By the same token, while the child care tax benefits program associated with Ivanka Trump helps rich people a lot and poor people not at all, it definitely helps middle-class parents.

So the centerpiece of a deal would be something like the Ivanka plan, plus some kind of cut in the middle-class brackets, plus something on the corporate side, with no change in the 35 or 39.6 percent rates. As with anything else in legislative life, you’d need to fill out a lot of details, and the details would matter. But if Trump started with a plan that was capable of securing bipartisan buy-in, he’d have enormous flexibility in how to work out those details.

Rich people’s total tax burden would probably fall in this scenario, but there would be no “tax cuts for the rich,” per se — just broad income tax cuts that a lot of people benefit from.

Pay for it or don’t — it’s all gravy

Attempting to pass an enormous tax cut for the rich requires Republicans to attempt to pass a purely partisan tax bill. Passing a purely partisan tax bill forces them to use the Senate’s budget reconciliation procedure. And that forces them to deal with the intricacies of the Byrd Rule — in particular, they can’t increase the budget deficit more than 10 years into the future. This has had the tax reform process tied up in knots ever since the heyday of the destination-based cash flow tax.

Dropping the rate cuts for the rich completely changes the game in that regard.

A deal struck by Democrats could get 60 votes in the Senate and wouldn’t need to comply with reconciliation rules. And with interest rates still low, there’s no particular objective economic policy need to avoid increases in the budget deficit.
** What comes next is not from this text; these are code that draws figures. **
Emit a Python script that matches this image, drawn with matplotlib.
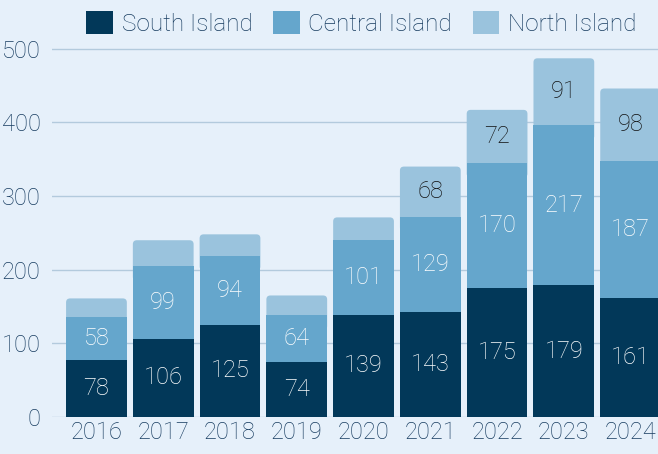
import numpy as np
import matplotlib.pyplot as plt
from matplotlib.patches import FancyBboxPatch

years = ['2016', '2017', '2018', '2019', '2020', '2021', '2022', '2023', '2024']
south = [78, 106, 125, 74, 139, 143, 175, 179, 161]
central = [58, 99, 94, 64, 101, 129, 170, 217, 187]
north = [25, 35, 29, 27, 31, 68, 72, 91, 98]
series_names = ['South Island', 'Central Island', 'North Island']

bg = '#E6F0FA'
colors = ['#023859', '#65A6CC', '#9AC3DD']
text_col = '#173C60'

plt.rcParams['font.family'] = ['Roboto', 'DejaVu Sans']
plt.rcParams['font.weight'] = 'light'

fig = plt.figure(figsize=(6.58, 4.54), dpi=100, facecolor=bg)
ax = fig.add_axes([0.079, 0.0815, 0.921, 0.8436], facecolor=bg)

x = np.arange(len(years))
w = 0.91
s = np.array(south)
c = np.array(central)
n = np.array(north)

# rounded top segment, drawn under the lower segments
for xi, b, v in zip(x, s + c, n):
    p = FancyBboxPatch((xi - w / 2, b - 20), w, v + 20,
                       boxstyle='round,pad=0,rounding_size=0.06',
                       mutation_aspect=90, fc=colors[2], ec='none', zorder=2)
    ax.add_patch(p)
ax.bar(x, s, w, color=colors[0], zorder=3)
ax.bar(x, c, w, bottom=s, color=colors[1], zorder=3)

bottom = np.zeros(len(years))
for vals, col in zip([s, c, n], colors):
    for xi, b, v in zip(x, bottom, vals):
        if v >= 50:
            tc = '#111111' if col == colors[2] else 'white'
            ax.text(xi, b + v / 2, str(v), ha='center', va='center',
                    fontsize=17, color=tc, zorder=4)
    bottom += vals

ax.set_xlim(-0.666, 8.41)
ax.set_ylim(0, 520)
ax.set_yticks([0, 100, 200, 300, 400, 500])
ax.set_xticks(x)
ax.set_xticklabels(years)
ax.yaxis.grid(True, color='#B3CADD', linewidth=1, zorder=0)
for sp in ax.spines.values():
    sp.set_visible(False)
ax.tick_params(length=0, labelsize=17, colors=text_col)
ax.tick_params(axis='y', pad=8)
ax.tick_params(axis='x', pad=3)

handles = [plt.Rectangle((0, 0), 1, 1, fc=col, ec='none') for col in colors]
fig.legend(handles, series_names, loc='upper center', bbox_to_anchor=(0.549, 1.024),
           ncol=3, frameon=False, fontsize=17.5, handlelength=1.1, handleheight=1.1,
           columnspacing=0.85, handletextpad=0.35, labelcolor=text_col)

plt.savefig('out.png', dpi=100, facecolor=bg)
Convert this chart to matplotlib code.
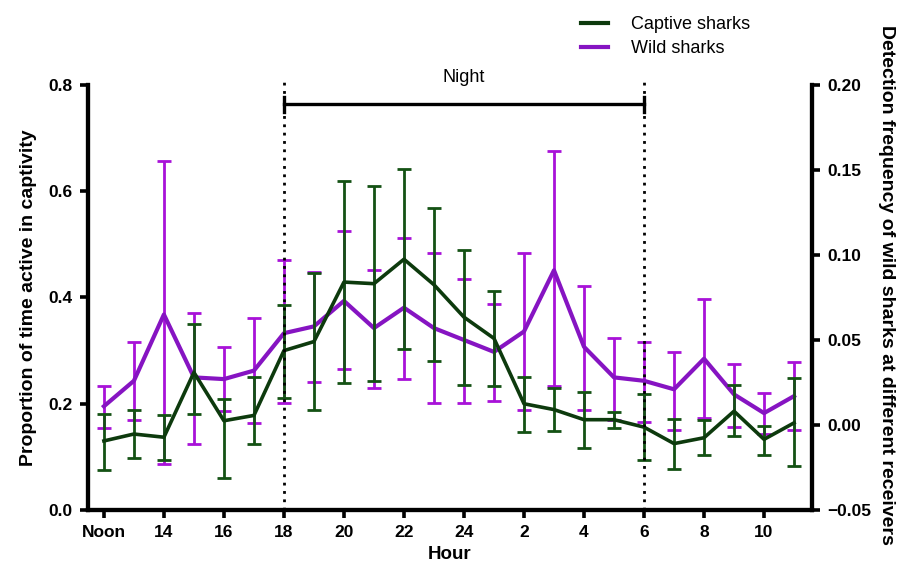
import matplotlib
matplotlib.use("Agg")
import matplotlib.pyplot as plt
from matplotlib.lines import Line2D

plt.rcParams['font.family'] = ['Liberation Sans', 'DejaVu Sans']

# Hours (12 = noon ... 35 = 11 next morning)
hours = list(range(12, 36))
tick_hours = [12, 14, 16, 18, 20, 22, 24, 26, 28, 30, 32, 34]
tick_labels = ["Noon", "14", "16", "18", "20", "22", "24", "2", "4", "6", "8", "10"]

# Captive sharks: proportion of time active (left axis)
captive = [0.130, 0.143, 0.137, 0.259, 0.168, 0.178, 0.300, 0.317, 0.429, 0.426, 0.472, 0.424,
           0.363, 0.323, 0.200, 0.189, 0.170, 0.170, 0.156, 0.125, 0.136, 0.186, 0.133, 0.164]
captive_hi = [0.181, 0.188, 0.178, 0.350, 0.208, 0.251, 0.386, 0.447, 0.620, 0.609, 0.642, 0.568,
              0.489, 0.413, 0.250, 0.230, 0.223, 0.184, 0.219, 0.172, 0.169, 0.236, 0.158, 0.248]
captive_lo = [0.076, 0.098, 0.095, 0.180, 0.060, 0.125, 0.210, 0.189, 0.239, 0.243, 0.303, 0.281,
              0.236, 0.233, 0.147, 0.149, 0.116, 0.155, 0.095, 0.078, 0.103, 0.139, 0.103, 0.083]

# Wild sharks: detection frequency (right axis)
wild = [0.011, 0.026, 0.065, 0.028, 0.027, 0.032, 0.054, 0.058, 0.073, 0.057, 0.069, 0.057,
        0.050, 0.043, 0.055, 0.091, 0.046, 0.028, 0.026, 0.021, 0.039, 0.018, 0.007, 0.017]
wild_hi = [0.023, 0.049, 0.155, 0.066, 0.046, 0.063, 0.097, 0.090, 0.114, 0.091, 0.110, 0.101,
           0.086, 0.071, 0.101, 0.161, 0.082, 0.051, 0.049, 0.043, 0.074, 0.036, 0.019, 0.037]
wild_lo = [-0.002, 0.003, -0.023, -0.011, 0.008, 0.001, 0.013, 0.025, 0.033, 0.022, 0.027, 0.013,
           0.013, 0.014, 0.009, 0.023, 0.009, 0.003, 0.002, -0.003, 0.004, -0.001, -0.005, -0.003]

green = "#0d3a0d"
green_cap = "#145214"
purple = "#8614c2"
purple_err = "#a812d8"

fig = plt.figure(figsize=(8.97, 5.68), dpi=100)
ax = fig.add_axes([0.0981, 0.1021, 0.8072, 0.7483])
ax2 = ax.twinx()

# Wild sharks (right axis)
werr = [[w - l for w, l in zip(wild, wild_lo)], [h - w for w, h in zip(wild, wild_hi)]]
ax2.errorbar(hours, wild, yerr=werr, color=purple, ecolor=purple_err, elinewidth=2.0,
             capsize=5, capthick=2.0, linewidth=3.0, zorder=2)

# Captive sharks (left axis) drawn on top
cerr = [[c - l for c, l in zip(captive, captive_lo)], [h - c for c, h in zip(captive, captive_hi)]]
ax.errorbar(hours, captive, yerr=cerr, color=green, ecolor=green_cap, elinewidth=2.0,
            capsize=5, capthick=2.0, linewidth=2.6, zorder=3)

ax.set_zorder(ax2.get_zorder() + 1)
ax.patch.set_visible(False)

ax.set_xlim(11.47, 35.6)
ax.set_ylim(0, 0.8)
ax2.set_ylim(-0.05, 0.20)

ax.set_xticks(tick_hours)
ax.set_xticklabels(tick_labels)
ax.set_yticks([0.0, 0.2, 0.4, 0.6, 0.8])
ax.set_yticklabels(["0.0", "0.2", "0.4", "0.6", "0.8"])
ax2.set_yticks([-0.05, 0.0, 0.05, 0.10, 0.15, 0.20])
ax2.set_yticklabels(["\u22120.05", "0.00", "0.05", "0.10", "0.15", "0.20"])

for a in (ax, ax2):
    for s in a.spines.values():
        s.set_linewidth(3.0)
    a.spines['top'].set_visible(False)
    a.tick_params(width=2.6, length=6, labelsize=12.5, direction='out', pad=5)
    for lab in a.get_xticklabels() + a.get_yticklabels():
        lab.set_fontweight('bold')

# Night markers
for h in (18, 30):
    ax.plot([h, h], [0, 0.805], color='black', linestyle=(0, (1, 2)), linewidth=2.0,
            clip_on=False, zorder=4)
ax.plot([18, 30], [0.764, 0.764], color='black', linewidth=2.4, clip_on=False, zorder=4)
for h in (18, 30):
    ax.plot([h, h], [0.75, 0.778], color='black', linewidth=2.4, clip_on=False, zorder=4)
ax.text(24, 0.815, "Night", ha='center', va='center', fontsize=13, clip_on=False)

ax.set_xlabel("Hour", fontsize=13.5, fontweight='bold', labelpad=4)
ax.set_ylabel("Proportion of time active in captivity", fontsize=14, fontweight='bold', labelpad=8)
ax2.set_ylabel("Detection frequency of wild sharks at different receivers", fontsize=14,
               fontweight='bold', rotation=270, va='center', ha='center')
ax2.yaxis.set_label_coords(1.1035, 0.53)

handles = [Line2D([0], [0], color=green, linewidth=3.0),
           Line2D([0], [0], color=purple, linewidth=3.0)]
fig.legend(handles, ["Captive sharks", "Wild sharks"], loc='upper left',
           bbox_to_anchor=(0.630, 1.0), frameon=False, fontsize=13,
           handlelength=1.45, handletextpad=1.3, labelspacing=0.4)

fig.savefig("out.png", dpi=100)
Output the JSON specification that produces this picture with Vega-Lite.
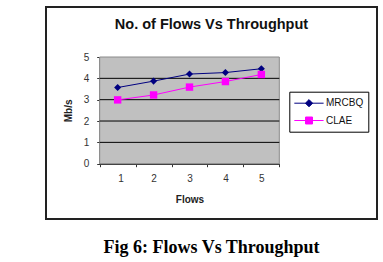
{
  "$schema": "https://vega.github.io/schema/vega-lite/v6.json",
  "padding": {"left": 45, "top": 6, "right": 7, "bottom": 5},
  "background": "white",
  "title": {"text": "Fig 6: Flows Vs Throughput", "orient": "bottom", "anchor": "middle", "font": "Liberation Serif", "fontSize": 18, "fontWeight": "bold", "color": "#000", "offset": 19},
  "datasets": {
    "series": [
      {"flows": 1, "mbps": 3.57, "series": "MRCBQ"},
      {"flows": 2, "mbps": 3.87, "series": "MRCBQ"},
      {"flows": 3, "mbps": 4.2, "series": "MRCBQ"},
      {"flows": 4, "mbps": 4.27, "series": "MRCBQ"},
      {"flows": 5, "mbps": 4.45, "series": "MRCBQ"},
      {"flows": 1, "mbps": 2.99, "series": "CLAE"},
      {"flows": 2, "mbps": 3.22, "series": "CLAE"},
      {"flows": 3, "mbps": 3.59, "series": "CLAE"},
      {"flows": 4, "mbps": 3.85, "series": "CLAE"},
      {"flows": 5, "mbps": 4.18, "series": "CLAE"}
    ],
    "gridlines": [{"g": 1}, {"g": 2}, {"g": 3}, {"g": 4}]
  },
  "vconcat": [
    {
      "width": 331,
      "height": 212,
      "title": {"text": "No. of Flows Vs Throughput", "orient": "top", "anchor": "middle", "frame": "group", "font": "Liberation Sans", "fontSize": 14.5, "fontWeight": "bold", "color": "#111", "offset": -25},
      "layer": [
        {
          "data": {"values": [{}]},
          "mark": {"type": "rect", "fill": "#c0c0c0", "stroke": "#8a8a8a", "strokeWidth": 1},
          "encoding": {
            "x": {"datum": 0.5, "type": "quantitative", "scale": {"domain": [0.5, 5.5], "range": [53.7, 233.3], "nice": false, "zero": false},
              "axis": {"orient": "bottom", "offset": -55.3, "values": [0.5, 1.5, 2.5, 3.5, 4.5, 5.5], "labelExpr": "datum.value < 5 ? format(datum.value + 0.5, 'd') : ''", "labelOffset": 18, "tickSize": 3, "tickColor": "#333", "domainColor": "#333", "domainWidth": 1.5, "grid": false, "labelFont": "Liberation Sans", "labelFontSize": 10, "labelColor": "#333", "labelPadding": 7, "title": "Flows", "titleFont": "Liberation Sans", "titleFontSize": 10, "titleFontWeight": "bold", "titleColor": "#222", "titlePadding": 11}},
            "x2": {"datum": 5.5},
            "y": {"datum": 0, "type": "quantitative", "scale": {"domain": [0, 5], "range": [156.7, 50], "nice": false, "zero": false},
              "axis": {"orient": "left", "offset": -53.7, "values": [0, 1, 2, 3, 4, 5], "tickSize": 3, "tickColor": "#333", "domainColor": "#333", "domainWidth": 1.5, "grid": false, "labelFont": "Liberation Sans", "labelFontSize": 10, "labelColor": "#333", "labelPadding": 8, "title": "Mb/s", "titleFont": "Liberation Sans", "titleFontSize": 10, "titleFontWeight": "bold", "titleColor": "#222", "titlePadding": 10}},
            "y2": {"datum": 5}
          }
        },
        {
          "data": {"name": "gridlines"},
          "mark": {"type": "rule", "color": "#000", "strokeWidth": 1},
          "encoding": {
            "x": {"datum": 0.5, "type": "quantitative"},
            "x2": {"datum": 5.5},
            "y": {"field": "g", "type": "quantitative"}
          }
        },
        {
          "data": {"name": "series"},
          "mark": {"type": "line", "strokeWidth": 1},
          "encoding": {
            "x": {"field": "flows", "type": "quantitative"},
            "y": {"field": "mbps", "type": "quantitative"},
            "color": {"field": "series", "type": "nominal",
              "scale": {"domain": ["MRCBQ", "CLAE"], "range": ["#000080", "#ff00ff"]},
              "legend": {"title": null, "orient": "none", "legendX": 243.3, "legendY": 84.7, "direction": "vertical",
                "strokeColor": "#000", "padding": 5, "fillColor": "white",
                "symbolSize": 144, "symbolStrokeWidth": 1, "labelFont": "Liberation Sans", "labelFontSize": 10, "labelColor": "#111", "labelOffset": 18.7, "rowPadding": 4.3,
                "encode": {"symbols": {"update": {
                  "shape": {"signal": "datum.value === 'MRCBQ' ? 'M-1.08,0H3.8M1.37,-0.6L1.97,0L1.37,0.6L0.77,0Z' : 'M-1.08,0H3.8M0.79,-0.58H1.95V0.58H0.79Z'"},
                  "fill": {"signal": "datum.value === 'MRCBQ' ? '#000080' : '#ff00ff'"},
                  "stroke": {"signal": "datum.value === 'MRCBQ' ? '#000080' : '#ff00ff'"}
                }}}}
            }
          }
        },
        {
          "data": {"name": "series"},
          "mark": {"type": "point", "filled": true, "opacity": 1},
          "encoding": {
            "x": {"field": "flows", "type": "quantitative"},
            "y": {"field": "mbps", "type": "quantitative"},
            "color": {"field": "series", "type": "nominal", "legend": null},
            "shape": {"condition": {"test": "datum.series === 'MRCBQ'", "value": "diamond"}, "value": "square"},
            "size": {"condition": {"test": "datum.series === 'MRCBQ'", "value": 50}, "value": 55}
          }
        }
      ]
    }
  ],
  "config": {
    "view": {"stroke": "#222", "strokeWidth": 2},
    "font": "Liberation Sans"
  }
}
That doesn’t eliminate all hard questions. If there are going to be permanent cuts in tax rates, it would probably be prudent to pay for at least some of the cost by closing loopholes and deductions — especially on the corporate side. Different members of Congress will have different views about the merits of various deductions and the relative importance of lower rates versus smaller deficits. The work of negotiating a deal would still have to be done. But with big cuts for rich families off the table, the dealmaking landscape is wide open. Trump could do a modest rate cut with no pay-fors, a modest deficit-neutral tax reform, a giant rate cut that’s partially paid for, or whatever else members want to agree to.

Republican leaders wouldn’t be happy about this approach. But at the end of the day, are they really going to vote against a Trump-endorsed tax cut simply because it doesn’t cut taxes on rich people as much as they might prefer?